En face, il n’est pas question d’offrir à la formation chiite une victoire qu’elle n’est pas capable, pour le moment, d’obtenir d’elle-même, dans un contexte où sa nature milicienne est à nouveau un sujet de grande polarisation dans le pays. Mais ce camp est marqué par la rivalité entre les deux grands leaders chrétiens, Samir Geagea et Gebran Bassil, et ne peut, de toute façon, imposer son candidat au Hezbollah sans risquer une escalade sur le plan sécuritaire. "Le blocage est très clair, mais le côté positif, c’est que tout le monde appelle à un dialogue", dit le diplomate français. Un dialogue qui pourrait aboutir, comme ce fut le cas par le passé, à l’élection du commandant en chef de l’armée, Joseph Aoun, la troupe étant la seule institution pouvant se prévaloir d’une certaine neutralité.

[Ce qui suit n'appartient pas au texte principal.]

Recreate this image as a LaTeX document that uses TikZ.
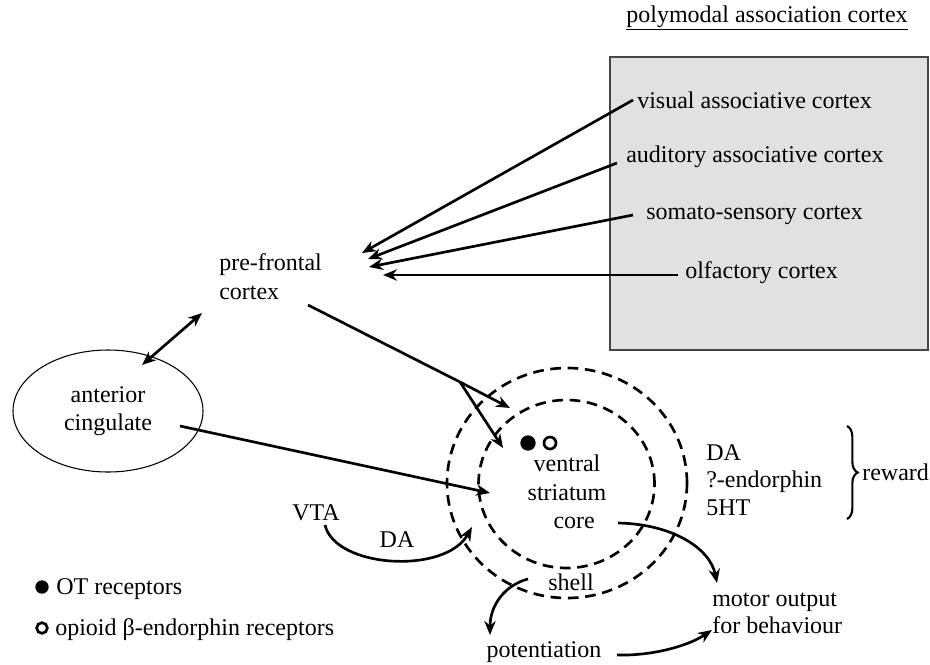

Les esprits ne semblent toutefois pas assez mûrs pour un compromis. "Le rapprochement irano-saoudien est en train de produire des effets et les deux puissances régionales vont probablement finir par parler du Liban", avance néanmoins Joseph Bahout. Paris table sur ses bonnes relations avec Riyad pour accélérer le processus, sans succès pour le moment. D’ici que cela se concrétise, Jean-Yves Le Drian devra certainement effectuer plusieurs visites au Liban, la prochaine étant prévue ce mois-ci. Celui qui avait décrit, en décembre 2020, le pays du Cèdre comme le "Titanic sans l’orchestre" devra réussir à s’extirper d’une situation où tant d’autres avant lui, y compris l'actuel président français, ont échoué.